■ Work to do
Using the data below, gather each line that includes the word "matplotlib".

— BEGIN Information shown —

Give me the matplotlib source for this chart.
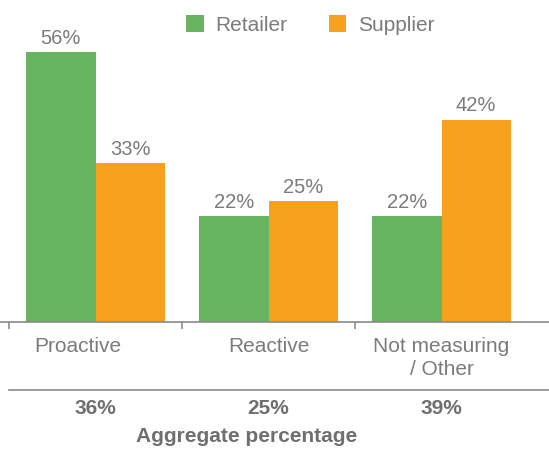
import matplotlib.pyplot as plt
import numpy as np

plt.rcParams['font.family'] = ['Liberation Sans', 'DejaVu Sans']

categories = ["Proactive", "Reactive", "Not measuring\n/ Other"]
retailer = [56, 22, 22]
supplier = [33, 25, 42]
aggregate = ["36%", "25%", "39%"]

green = "#66b360"
orange = "#f6a01e"
gray = "#7b7b7d"

fig = plt.figure(figsize=(5.49, 4.55), dpi=100)
ax = fig.add_axes([0, 0.2923, 1, 0.7077])

x = np.arange(len(categories))
w = 0.4
b1 = ax.bar(x - w / 2, retailer, w, color=green, label="Retailer")
b2 = ax.bar(x + w / 2, supplier, w, color=orange, label="Supplier")

for bars in (b1, b2):
    for r in bars:
        ax.text(r.get_x() + r.get_width() / 2, r.get_height() + 1.7,
                f"{r.get_height():.0f}%", ha="center", va="baseline",
                fontsize=14.5, color=gray)

ax.set_xlim(-0.552, 2.621)
ax.set_ylim(0, 66.8)
for s in ["top", "right", "left"]:
    ax.spines[s].set_visible(False)
ax.spines["bottom"].set_color("#8a8a8a")
ax.spines["bottom"].set_linewidth(1.2)
ax.set_yticks([])
ax.set_xticks([-0.5, 0.5, 1.5])
ax.set_xticklabels([])
ax.tick_params(axis="x", length=5, width=1.2, color="#8a8a8a")

# category labels
label_x = [-0.1, 0.0, 0.0]
for xi, dx, c in zip(x, label_x, categories):
    ax.text(xi + dx, -3.2, c, ha="center", va="top", fontsize=15,
            color=gray, linespacing=1.22)

# separator line and aggregate row
ax.plot([-0.5, 2.621], [-14.1, -14.1], color="#8a8a8a", lw=1.2, clip_on=False)
for xi, a in zip(x, aggregate):
    ax.text(xi, -17.9, a, ha="center", va="center", fontsize=15,
            color="#6f6f71", fontweight="bold")
ax.text(0.875, -23.7, "Aggregate percentage", ha="center", va="center",
        fontsize=15, color="#6f6f71", fontweight="bold")

leg = ax.legend(loc="upper center", bbox_to_anchor=(0.565, 0.998), ncol=2,
                frameon=False, fontsize=15, handlelength=0.85,
                handleheight=0.85, handletextpad=0.55, columnspacing=2.0,
                borderaxespad=0.3)
for t in leg.get_texts():
    t.set_color(gray)

fig.savefig("out.png", dpi=100)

— END Information shown —

■ Response
Give me the matplotlib source for this chart.
import matplotlib.pyplot as plt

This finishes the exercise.